What do you mean with ‘alignment is solvable in principle’?

By Remmelt @ 2025-01-17T15:03 (+10)

Typically, I saw researchers make this claim confidently in one sentence. Sometimes, it's backed by a loose analogy. ^[1]

This claim is cruxy. If alignment is not solvable, then the alignment community is not viable. But little is written that disambiguates and explicitly reasons through the claim.

Have you claimed that ‘AGI alignment is solvable in principle’?
If so, can you elaborate what you mean with each term? ^[2]

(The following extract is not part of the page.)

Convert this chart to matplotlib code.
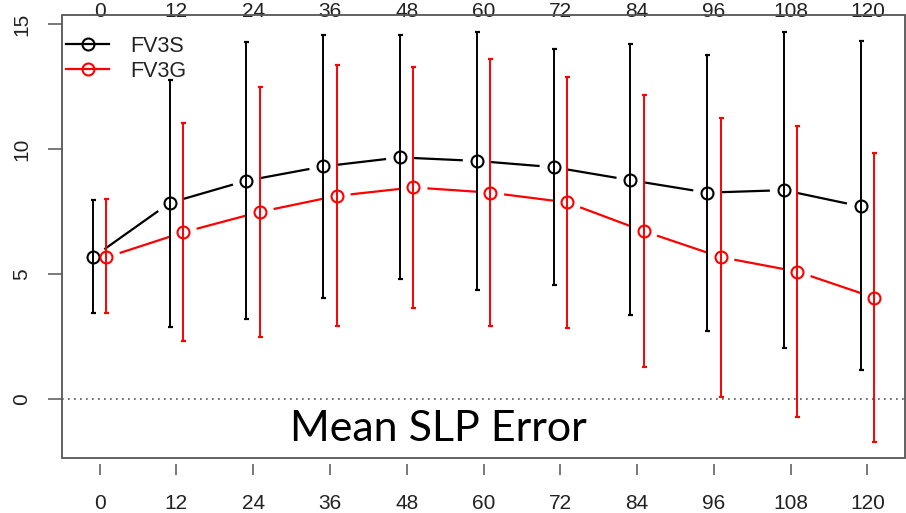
"""
Mean SLP error vs forecast hour, FV3S vs FV3G (mean +/- spread).
ออก: out.png
"""
import numpy as np
import matplotlib
matplotlib.use("Agg")
import matplotlib.pyplot as plt
from matplotlib.lines import Line2D
from matplotlib.patches import Rectangle

# ---- data ----
hours = [0, 12, 24, 36, 48, 60, 72, 84, 96, 108, 120]
fv3s_mean = [5.68, 7.86, 8.75, 9.32, 9.68, 9.54, 9.29, 8.77, 8.27, 8.37, 7.72]
fv3s_lo = [3.44, 2.91, 3.21, 4.05, 4.80, 4.39, 4.56, 3.36, 2.73, 2.04, 1.17]
fv3s_hi = [7.97, 12.77, 14.29, 14.59, 14.56, 14.71, 14.03, 14.21, 13.76, 14.71, 14.32]
fv3g_mean = [5.68, 6.68, 7.50, 8.14, 8.48, 8.27, 7.88, 6.73, 5.69, 5.11, 4.07]
fv3g_lo = [3.44, 2.35, 2.51, 2.93, 3.64, 2.93, 2.85, 1.29, 0.09, -0.71, -1.69]
fv3g_hi = [8.00, 11.04, 12.48, 13.37, 13.29, 13.60, 12.89, 12.19, 11.27, 10.93, 9.84]
yticks = [0, 5, 10, 15]
title = "Mean SLP Error"

DODGE = 1.05          # hours, side-by-side shift of the two series
GAP = 14.0            # px, R type="b" gap around points
TICKFONT = ["Liberation Sans", "DejaVu Sans"]


def gapped_line(ax, x, y, color):
    # R-style type="b": segments stop short of the points
    pts = ax.transData.transform(np.c_[x, y])
    inv = ax.transData.inverted()
    for p0, p1 in zip(pts[:-1], pts[1:]):
        d = p1 - p0
        L = np.hypot(*d)
        if L <= 2 * GAP:
            continue
        u = d / L
        seg = inv.transform(np.vstack([p0 + u * GAP, p1 - u * GAP]))
        ax.plot(seg[:, 0], seg[:, 1], color=color, lw=1.6, zorder=3,
                solid_capstyle="butt")


def series(ax, x, mean, lo, hi, color):
    mean = np.asarray(mean)
    err = [mean - np.asarray(lo), np.asarray(hi) - mean]
    ax.errorbar(x, mean, yerr=err, fmt="none", ecolor=color, elinewidth=1.4,
                capsize=1.8, capthick=1.6, zorder=4)
    gapped_line(ax, x, mean, color)
    ax.plot(x, mean, "o", ms=8.6, mfc="none", mec=color, mew=1.5, zorder=5)


def main():
    fig = plt.figure(figsize=(9.06, 5.13), dpi=100)
    ax = fig.add_axes([62 / 906, 55 / 513, 843 / 906, 443 / 513])
    ax.set_xlim(-5.88, 125.88)
    ax.set_ylim(-2.35, 15.38)

    x = np.asarray(hours, dtype=float)
    ax.axhline(0, color="#555555", lw=1.2, ls=(0, (1, 2.6)), zorder=1)
    series(ax, x - DODGE, fv3s_mean, fv3s_lo, fv3s_hi, "black")
    series(ax, x + DODGE, fv3g_mean, fv3g_lo, fv3g_hi, "red")

    # box + detached bottom axis
    for s in ax.spines.values():
        s.set_visible(False)
    ax.spines["bottom"].set_position(("outward", 4))
    ax.add_patch(Rectangle((0, 0), 1, 1, transform=ax.transAxes, fill=False,
                           ec="#555555", lw=1.3, clip_on=False, zorder=6))

    ax.set_xticks(hours)
    ax.set_yticks(yticks)
    ax.tick_params(axis="x", bottom=True, top=False, labelbottom=True,
                   labeltop=False, length=8, width=1.1, color="#555555",
                   pad=14, labelsize=15)
    ax.tick_params(axis="y", length=10, width=1.1, color="#555555", pad=12,
                   labelsize=15)
    for lab in ax.get_xticklabels() + ax.get_yticklabels():
        lab.set_family(TICKFONT)
        lab.set_color("#222222")
    for lab in ax.get_yticklabels():
        lab.set_rotation(90)
        lab.set_va("center")

    # top labels (cut off by the image edge)
    top = ax.secondary_xaxis("top")
    top.set_xticks(hours)
    top.tick_params(length=0, pad=-4, labelsize=15)
    top.spines["top"].set_visible(False)
    for lab in top.get_xticklabels():
        lab.set_family(TICKFONT)
        lab.set_color("#222222")

    handles = [Line2D([], [], color=c, lw=1.6, marker="o", ms=8.6, mfc="none",
                      mec=c, mew=1.5) for c in ("black", "red")]
    leg = ax.legend(handles, ["FV3S", "FV3G"], loc="upper left",
                    bbox_to_anchor=(0, 1 - 16.5 / 443), frameon=False,
                    handlelength=2.0, handletextpad=1.0, labelspacing=0.2,
                    borderaxespad=0.0, borderpad=0.19,
                    prop={"family": TICKFONT, "size": 15.5})
    for t in leg.get_texts():
        t.set_color("#222222")

    ax.text(52.9, -1.2, title, ha="center", va="center", fontsize=31,
            family=["Lato", "DejaVu Sans"], color="black")

    fig.savefig("out.png", dpi=100)
    plt.close(fig)


if __name__ == "__main__":
    main()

Below I'll also try specify each term, since I support research here by Sandberg & co.

^{^}
Some analogies I've seen a few times (rough paraphrases):
- ‘humans are generally intelligent too, and humans can align with humans’
- 'LLMs appear to do a lot of what we want them to do, so AGI could too'
- ‘other impossible-seeming engineering problems got solved too’
^{^}
E.g. what does ‘in principle’ mean? Does it assert that the problem described is solvable based on certain principles, or some model of how the world works?

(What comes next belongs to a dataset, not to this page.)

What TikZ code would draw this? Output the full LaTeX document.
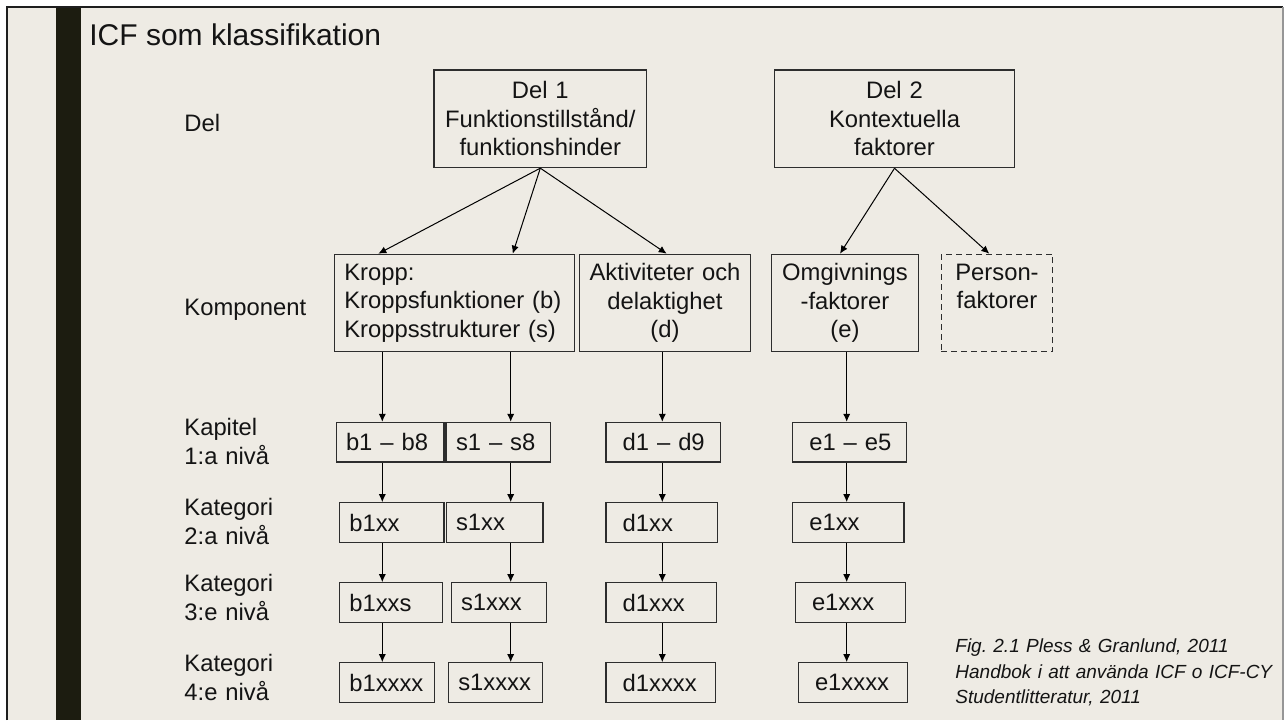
\documentclass[tikz,border=0pt]{standalone}
\usepackage{fontspec}
\setmainfont{Liberation Sans}
\usetikzlibrary{arrows.meta}
\definecolor{bg}{RGB}{238,235,228}
\definecolor{barc}{RGB}{28,28,16}
\definecolor{txt}{RGB}{20,20,20}
\definecolor{boxc}{RGB}{45,45,45}
\definecolor{framec}{RGB}{30,30,30}
\definecolor{framer}{RGB}{150,150,150}
\newcommand{\bodyfont}{\fontsize{11.9}{14.2}\selectfont}
\frenchspacing
\begin{document}
\begin{tikzpicture}[x=0.5pt,y=-0.5pt,
  every node/.style={text=txt},
  lbl/.style={font=\bodyfont, inner sep=0pt, anchor=base west, text width=70pt, align=left},
  box/.style={draw=boxc, line width=0.6pt, font=\bodyfont, inner ysep=0pt},
  bigbox/.style={box, minimum height=48.7pt},
  cell/.style={box, align=left, minimum height=19.8pt},
  arr/.style={line width=0.5pt, -{Latex[length=4pt,width=3.6pt]}}
]
\useasboundingbox (0,0) rectangle (1284,720);
% slide background and frame
\fill[white] (0,0) rectangle (1284,720);
\fill[bg] (7,7) rectangle (1283,720);
\fill[barc] (56,7) rectangle (81,720);
\draw[framec, line width=1pt] (7,720) -- (7,7) -- (1283,7);
\draw[framer, line width=0.6pt] (1283,7) -- (1283,720);

% title
\node[font=\fontsize{15}{18}\selectfont, inner sep=0pt, anchor=base west] (title) at (89,45.7) {ICF som klassifikation};

% row labels
\node[lbl] (ldel) at (184,131.7) {Del};
\node[lbl] (lkomp) at (184,315.7) {Komponent};
\node[lbl] (lkap) at (184,435.7) {Kapitel\\1:a nivå};
\node[lbl] (lkat2) at (184,515.7) {Kategori\\2:a nivå};
\node[lbl] (lkat3) at (184,591.7) {Kategori\\3:e nivå};
\node[lbl] (lkat4) at (184,671.7) {Kategori\\4:e nivå};

% Del level
\node[bigbox, minimum width=106.35pt, minimum height=48.75pt, inner xsep=2pt, text width=102.35pt, align=center] (del1) at (540.3,118.8) {Del 1\\Funktionstillstånd/\\funktionshinder};
\node[bigbox, minimum width=120.2pt, minimum height=48.85pt, inner xsep=2pt, text width=116.2pt, align=center] (del2) at (894.5,118.8) {Del 2\\Kontextuella\\faktorer};

% Komponent level
\node[bigbox, minimum width=120pt, inner xsep=5pt, text width=110pt, align=left] (kropp) at (454.3,303) {Kropp:\\Kroppsfunktioner (b)\\Kroppsstrukturer (s)};
\node[bigbox, minimum width=85.7pt, inner xsep=2pt, text width=81.7pt, align=center] (aktiv) at (665,303) {Aktiviteter och\\delaktighet\\(d)};
\node[bigbox, minimum width=73.7pt, inner xsep=2pt, text width=69.7pt, align=center] (omgiv) at (845,303) {Omgivnings\\-faktorer\\(e)};
\node[bigbox, dashed, dash pattern=on 3pt off 2pt, minimum width=55.7pt, inner xsep=2pt, text width=51.7pt, align=center] (person) at (997,303) {Person-\\faktorer\\\vphantom{(}};

% row 1
\node[cell, minimum width=53.65pt, inner xsep=4.65pt, text width=44.35pt] (b18) at (390.35,442.2) {\mbox{b1 -- b8}};
\node[cell, minimum width=52.15pt, inner xsep=5pt, text width=42.15pt] (s18) at (498.15,442.2) {\mbox{s1 -- s8}};
\node[cell, minimum width=57.15pt, inner xsep=8.35pt, text width=40.45pt] (d19) at (663.15,442.2) {\mbox{d1 -- d9}};
\node[cell, minimum width=57pt, inner xsep=8.3pt, text width=40.4pt] (e15) at (849.7,442.2) {\mbox{e1 -- e5}};
% row 2
\node[cell, minimum width=52.35pt, inner xsep=5pt, text width=42.35pt] (b1xx) at (391.65,522.5) {b1xx};
\node[cell, minimum width=48.35pt, inner xsep=4.85pt, text width=38.65pt] (s1xx) at (494.65,522.5) {s1xx};
\node[cell, minimum width=55.85pt, inner xsep=8.35pt, text width=39.15pt] (d1xx) at (661.85,522.5) {d1xx};
\node[cell, minimum width=55.65pt, inner xsep=8.3pt, text width=39.05pt] (e1xx) at (848.35,522.5) {e1xx};
% row 3
\node[cell, minimum width=51.7pt, inner xsep=5pt, text width=41.7pt] (b1xxs) at (391,602.5) {b1xxs};
\node[cell, minimum width=47.7pt, inner xsep=4.85pt, text width=38pt] (s1xxx) at (499,602.5) {s1xxx};
\node[cell, minimum width=55.35pt, inner xsep=8.35pt, text width=38.65pt] (d1xxx) at (661.35,602.5) {d1xxx};
\node[cell, minimum width=55pt, inner xsep=8.35pt, text width=38.3pt] (e1xxx) at (850.3,602.5) {e1xxx};
% row 4
\node[cell, minimum width=47.7pt, minimum height=20pt, inner xsep=5pt, text width=37.7pt] (b1xxxx) at (387,682.7) {b1xxxx};
\node[cell, minimum width=47.2pt, minimum height=20pt, inner xsep=5pt, text width=37.2pt] (s1xxxx) at (495.5,682.7) {s1xxxx};
\node[cell, minimum width=54.65pt, minimum height=20pt, inner xsep=8.35pt, text width=37.95pt] (d1xxxx) at (660.65,682.7) {d1xxxx};
\node[cell, minimum width=54.5pt, minimum height=20pt, inner xsep=8.35pt, text width=37.8pt] (e1xxxx) at (852.8,682.7) {e1xxxx};

% citation
\node[font=\fontsize{9.5}{12.65}\selectfont\itshape, inner sep=0pt, anchor=base west, text width=162pt, align=left] (cite) at (955,652.7) {Fig. 2.1 Pless \& Granlund, 2011\\\mbox{Handbok i att använda ICF o ICF-CY}\\Studentlitteratur, 2011};

% arrow target columns
\coordinate (t1) at (378.3,0);
\coordinate (t2) at (512.7,0);
\coordinate (t3) at (666.7,0);
\coordinate (t4) at (840,0);
\coordinate (t5) at (989.3,0);
\coordinate (cb) at (382.3,0);
\coordinate (cs) at (510.7,0);
\coordinate (cd) at (662.3,0);
\coordinate (ce) at (846.7,0);

% Del -> Komponent
\draw[arr] (del1.south) -- (kropp.north -| t1);
\draw[arr] (del1.south) -- (kropp.north -| t2);
\draw[arr] (del1.south) -- (aktiv.north -| t3);
\draw[arr] (del2.south) -- (omgiv.north -| t4);
\draw[arr] (del2.south) -- (person.north -| t5);

% columns
\draw[arr] (kropp.south -| cb) -- (b18.north -| cb);
\draw[arr] (b18.south -| cb) -- (b1xx.north -| cb);
\draw[arr] (b1xx.south -| cb) -- (b1xxs.north -| cb);
\draw[arr] (b1xxs.south -| cb) -- (b1xxxx.north -| cb);

\draw[arr] (kropp.south -| cs) -- (s18.north -| cs);
\draw[arr] (s18.south -| cs) -- (s1xx.north -| cs);
\draw[arr] (s1xx.south -| cs) -- (s1xxx.north -| cs);
\draw[arr] (s1xxx.south -| cs) -- (s1xxxx.north -| cs);

\draw[arr] (aktiv.south -| cd) -- (d19.north -| cd);
\draw[arr] (d19.south -| cd) -- (d1xx.north -| cd);
\draw[arr] (d1xx.south -| cd) -- (d1xxx.north -| cd);
\draw[arr] (d1xxx.south -| cd) -- (d1xxxx.north -| cd);

\draw[arr] (omgiv.south -| ce) -- (e15.north -| ce);
\draw[arr] (e15.south -| ce) -- (e1xx.north -| ce);
\draw[arr] (e1xx.south -| ce) -- (e1xxx.north -| ce);
\draw[arr] (e1xxx.south -| ce) -- (e1xxxx.north -| ce);
\end{tikzpicture}
\end{document}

Remmelt @ 2025-01-17T16:40 (+3)

Here's how I specify terms in the claim:

AGI is a set of artificial components, connected physically and/or by information signals over time, to in aggregate sense and act autonomously over many domains.
- 'artificial' as configured out of a (hard) substrate that can be standardised to process inputs into outputs consistently (vs. what our organic parts can do).
- 'autonomously' as continuing to operate without needing humans (or any other species that share a common ancestor with humans).
Alignment is at the minimum the control of the AGI's components (as modified over time) to not (with probability above some guaranteeable high floor) propagate effects that cause the extinction of humans.
Control is the implementation of (a) feedback loop(s) through which the AGI's effects are detected, modelled, simulated, compared to a reference, and corrected.